Quorn products are also well suited to the clean labelling trend, Brennan continued. “From a clean label point of view, our fermentation process is very simple. We feed the fungi with glucose and oxygen, you can't really make production simpler than that. We use natural flavours when we add them, so from a clean label point of view, it stacks up better than most foods.”
Higher investment, lower margins
Quorn invests more heavily behind its brand than many of its competitors, Brennan believes. But the company has decided that – rather than charge a higher price point – it will operate on a lower margin base to support growth.
“We've not put our prices up in the last six years,” Brennan noted. “During that period, a lot of companies put through pricing, particularly currently, where inflation is re-emerging in food. But it's challenging to put prices up, customers don't tend to like it. For the consumers, in many places we're still in the midst of a recession. We would rather maintain our pricing. Eventually we may have to put our prices up but we try to wait for as long as we can.”

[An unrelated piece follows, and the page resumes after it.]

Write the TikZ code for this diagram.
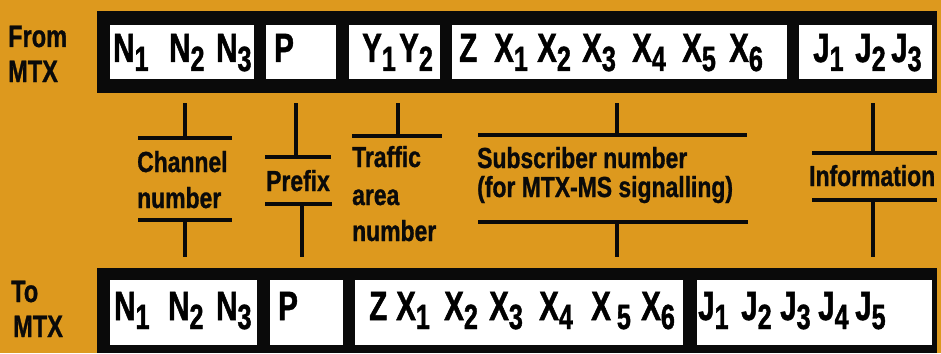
\documentclass[tikz,border=0pt]{standalone}
\usepackage{fontspec}
\newfontfamily\bigf[FakeStretch=0.72,FakeBold=1.2]{Liberation Sans}
\newfontfamily\lblf[FakeStretch=0.79,FakeBold=1]{Liberation Sans}
\newfontfamily\sidef[FakeStretch=0.76,FakeBold=1]{Liberation Sans}
\definecolor{bgorange}{RGB}{221,153,30}
\definecolor{barblack}{RGB}{10,10,10}
\newcommand{\sbs}[1]{\raisebox{-9pt}{\fontsize{35}{35}\selectfont #1}}
\tikzset{
  bar/.style={fill=barblack, draw=none},
  field/.style={fill=white, draw=none},
  glyph/.style={font=\bigf\bfseries\fontsize{41}{41}\selectfont, inner sep=0pt, anchor=base west, text=black},
  lbl/.style={font=\lblf\bfseries\fontsize{29}{29}\selectfont, inner sep=0pt, anchor=base west, text=barblack},
  side/.style={font=\sidef\bfseries\fontsize{31}{31}\selectfont, inner sep=0pt, anchor=base west, text=barblack},
  brk/.style={line width=4pt, draw=barblack}
}
\begin{document}
\begin{tikzpicture}[x=1pt, y=-1pt]
\useasboundingbox (0,0) rectangle (941,353);
\fill[bgorange] (0,0) rectangle (941,353);

% bars
\path[bar] (97,11) rectangle (937,93);
\path[bar] (97,268) rectangle (937,353);

% top fields
\path[field] (110,25) rectangle (254,79);
\path[field] (266,25) rectangle (336,79);
\path[field] (349,25) rectangle (440,79);
\path[field] (452,25) rectangle (787,79);
\path[field] (799,25) rectangle (932,79);

% bottom fields
\path[field] (110,280) rectangle (257,345);
\path[field] (270,280) rectangle (343,345);
\path[field] (355,280) rectangle (683,345);
\path[field] (697,280) rectangle (932,345);

% side labels
\node[side] (from) at (8,47) {From};
\node[side] (mtxa) at (8,82) {MTX};
\node[side] (to) at (11,302) {To};
\node[side] (mtxb) at (13,337) {MTX};

% top glyphs
\node[glyph] (tn1) at (113,62) {N\sbs{1}};
\node[glyph] (tn2) at (169,62) {N\sbs{2}};
\node[glyph] (tn3) at (216,62) {N\sbs{3}};
\node[glyph] (tp)  at (274,62) {P};
\node[glyph] (ty1) at (362,62) {Y\sbs{1}};
\node[glyph] (ty2) at (399,62) {Y\sbs{2}};
\node[glyph] (tz)  at (459,62) {Z};
\node[glyph] (tx1) at (494,62) {X\sbs{1}};
\node[glyph] (tx2) at (537,62) {X\sbs{2}};
\node[glyph] (tx3) at (582,62) {X\sbs{3}};
\node[glyph] (tx4) at (632,62) {X\sbs{4}};
\node[glyph] (tx5) at (682,62) {X\sbs{5}};
\node[glyph] (tx6) at (729,62) {X\sbs{6}};
\node[glyph] (tj1) at (813,62) {J\sbs{1}};
\node[glyph] (tj2) at (855,62) {J\sbs{2}};
\node[glyph] (tj3) at (891,62) {J\sbs{3}};

% bottom glyphs
\node[glyph] (bn1) at (114,320) {N\sbs{1}};
\node[glyph] (bn2) at (168,320) {N\sbs{2}};
\node[glyph] (bn3) at (216,320) {N\sbs{3}};
\node[glyph] (bp)  at (278,320) {P};
\node[glyph] (bz)  at (369,320) {Z};
\node[glyph] (bx1) at (396,320) {X\sbs{1}};
\node[glyph] (bx2) at (444,320) {X\sbs{2}};
\node[glyph] (bx3) at (489,320) {X\sbs{3}};
\node[glyph] (bx4) at (539,320) {X\sbs{4}};
\node[glyph] (bx5) at (591,320) {X\kern6pt\sbs{5}};
\node[glyph] (bx6) at (641,320) {X\sbs{6}};
\node[glyph] (bj1) at (698,320) {J\sbs{1}};
\node[glyph] (bj2) at (741,320) {J\sbs{2}};
\node[glyph] (bj3) at (780,320) {J\sbs{3}};
\node[glyph] (bj4) at (818,320) {J\sbs{4}};
\node[glyph] (bj5) at (855,320) {J\sbs{5}};

% labels
\node[lbl] (chan1) at (137,172) {Channel};
\node[lbl] (chan2) at (137,208) {number};
\node[lbl] (pref)  at (266,191) {Prefix};
\node[lbl] (traf1) at (352,167) {Traffic};
\node[lbl] (traf2) at (352,205) {area};
\node[lbl] (traf3) at (352,241) {number};
\node[lbl] (subs1) at (477,168) {Subscriber number};
\node[lbl] (subs2) at (477,197) {(for MTX-MS signalling)};
\node[lbl] (info)  at (809,186) {Information};

% brackets: Channel number
\draw[brk] (185,103) -- (185,138);
\draw[brk] (138,138) -- (232,138);
\draw[brk] (138,220) -- (232,220);
\draw[brk] (185,220) -- (185,257);
% Prefix
\draw[brk] (296,103) -- (296,157);
\draw[brk] (265,157) -- (331,157);
\draw[brk] (265,204) -- (332,204);
\draw[brk] (302,204) -- (302,257);
% Traffic area number
\draw[brk] (398,103) -- (398,136);
\draw[brk] (352,136) -- (442,136);
% Subscriber number
\draw[brk] (617,103) -- (617,135);
\draw[brk] (478,135) -- (747,135);
\draw[brk] (478,222) -- (748,222);
\draw[brk] (617,222) -- (617,257);
% Information
\draw[brk] (873,103) -- (873,153);
\draw[brk] (812,153) -- (937,153);
\draw[brk] (812,200) -- (937,200);
\draw[brk] (873,200) -- (873,257);
\end{tikzpicture}
\end{document}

Quorn’s investment approach reflects the group’s ambition to grow volumes, which will in itself have a positive impact on profitability. “We know that if keep making our business bigger in the long run it will be a very profitable business, so we're willing to invest for that long term potential.”
It is made possible by Monde Nissin’s investment philosophy. “Monde Nissin has given us access to more investment, hence the high marketing spend percentages,” Brennan, who headed up Quorn prior to its Monde Nissin takeover when it was under private equity ownership, observed.
“Their view is the decades of growth in this category and they're more interested in how we grow it in the long term, rather than the short term profitability. We clearly want to make a profit but they are willing to invest in that long term quote potential.
“We have to accept lower profitability in the short term, to have a bigger business in the long term.”